Qui Maria partorisce il Bambino e lo depone in una mangiatoia (phàtne), che è presentata come importante “segno” (2,7.12.16); perché non c’era posto nell’alloggio (katàlyma).
NB. La tradizione ha derivato da “mangiatoia” l’indicazione (cfr Lc 13,15) di una stalla (per arrivare alla “grotta” si deve attendere S. Giustino martire, nel secondo secolo).
Si discute su due significati di “katàlyma”: può essere una parte del caravanserraglio in cui riposavano i viaggiatori coi loro animali, oppure la stanza della casa (composta di due locali) dove alloggiava e dormiva la famiglia, distinta dall’altro locale che serviva da stalla per gli animali.
Al Bambino in famiglia (e non nel tempio, come immaginano gli artisti) viene messo il nome (2,21); se consideriamo il verbo come un passivo teologico, possiamo intendere: fu messo da Dio.

3 – Gesù viene presentato al tempio (2,27.37)
La sacra famiglia ritorna a Nazaret (2,39)

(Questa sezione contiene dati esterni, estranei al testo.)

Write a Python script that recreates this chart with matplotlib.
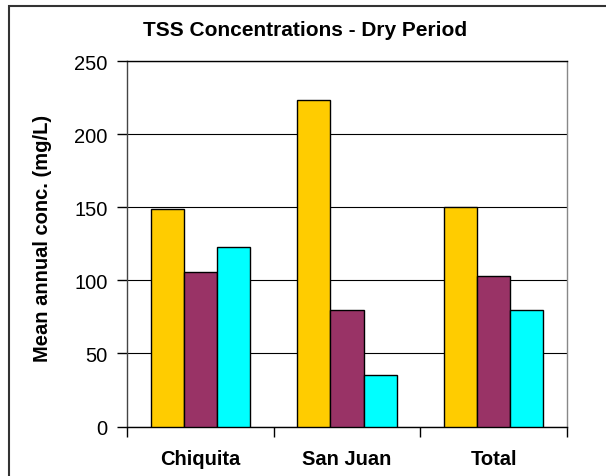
import numpy as np
import matplotlib.pyplot as plt
from matplotlib.patches import Rectangle

plt.rcParams['font.family'] = ['Liberation Sans', 'DejaVu Sans']

# Mean annual TSS concentration (mg/L), dry period
sites = ['Chiquita', 'San Juan', 'Total']
series_a = [148.5, 223, 150]
series_b = [105.5, 80, 103]
series_c = [122.5, 35, 80]
colors = ['#FFCC00', '#993366', '#00FFFF']

W, H = 606, 477
fig = plt.figure(figsize=(W / 100, H / 100), dpi=100)

# Chart area border (runs off the bottom/right edge)
fig.patches.append(Rectangle((9 / W, -0.1), 1.2, 1.1 - 6.5 / H,
                             transform=fig.transFigure, fill=False,
                             edgecolor='#333333', linewidth=1.5))

ax = fig.add_axes([127 / W, (H - 427.5) / H, 440 / W, 365.5 / H])

x = np.arange(len(sites))
w = 0.226
for i, (vals, c) in enumerate(zip([series_a, series_b, series_c], colors)):
    ax.bar(x + (i - 1) * w, vals, width=w, color=c, edgecolor='black',
           linewidth=1.0, zorder=3)

ax.set_xlim(-0.5, len(sites) - 0.5)
ax.set_ylim(0, 250)
ax.set_yticks(np.arange(0, 251, 50))
ax.yaxis.grid(True, color='black', linewidth=0.8, zorder=0)
ax.set_axisbelow(True)

# category boundaries as ticks, names centred between them
ax.set_xticks(np.arange(-0.5, len(sites), 1.0))
ax.set_xticklabels([])
ax.set_xticks(x, minor=True)
ax.set_xticklabels(sites, minor=True, fontsize=14.5, fontweight='bold')
ax.tick_params(axis='x', which='minor', length=0, pad=16)
ax.tick_params(axis='x', which='major', direction='out', length=7, width=1)
ax.tick_params(axis='y', direction='out', length=7, width=1, labelsize=14.5,
               pad=7)

ax.spines['left'].set_color('#444444')
ax.spines['bottom'].set_color('black')
ax.spines['top'].set_color('black')
ax.spines['right'].set_color('#888888')
for s in ax.spines.values():
    s.set_linewidth(1.0)

fig.text(42 / W, 1 - 238 / H, 'Mean annual conc. (mg/L)', rotation=90,
         ha='center', va='center', fontsize=14.5, fontweight='bold')
fig.text(305 / W, 1 - 31 / H, 'TSS Concentrations - Dry Period',
         ha='center', va='center', fontsize=15, fontweight='bold')

fig.savefig('out.png', dpi=100)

NB. Seguirà, fuori dai termini dell’infanzia, lo smarrimento e il ritrovamento di Gesù nel tempio tra i maestri della Legge (2,46). Vedi una posizione, simile a quella rilevata per Matteo (*), nella “correzione” che Gesù dodicenne fa al linguaggio di Maria, passando da “padre tuo” a “Padre mio” (2,48s).
Poi la famiglia ritorna a Nazaret (2,51), che diventerà il paese di Gesù.

Note
L’intenzione di Luca è di mostrare che il Profeta di Nazaret, per essere considerato legalmente un davidico, doveva nascere a Betlemme.
La finalità di Luca è quella di presentare Gesù come il nuovo Sacerdote (b).
Infatti, contrariamente al discorso “apologetico” che - per giustificare la discendenza davidica, escludendo Giuseppe - colloca la famiglia di provenienza di Maria in quella linea (così la tradizione prevalente, compresi i vangeli apocrifi), dobbiamo affermare che la sua famiglia è sacerdotale. Prova ne siano la parentela con Elisabetta, discendente da Aronne e sposa di un sacerdote (1,5), e inoltre il tempio presentato insistentemente nel lungo racconto lucano.
Qui gli estremi del racconto fanno riferimento a Nazaret, mentre Betlemme figura come un’eccezione imposta da una decisione esterna.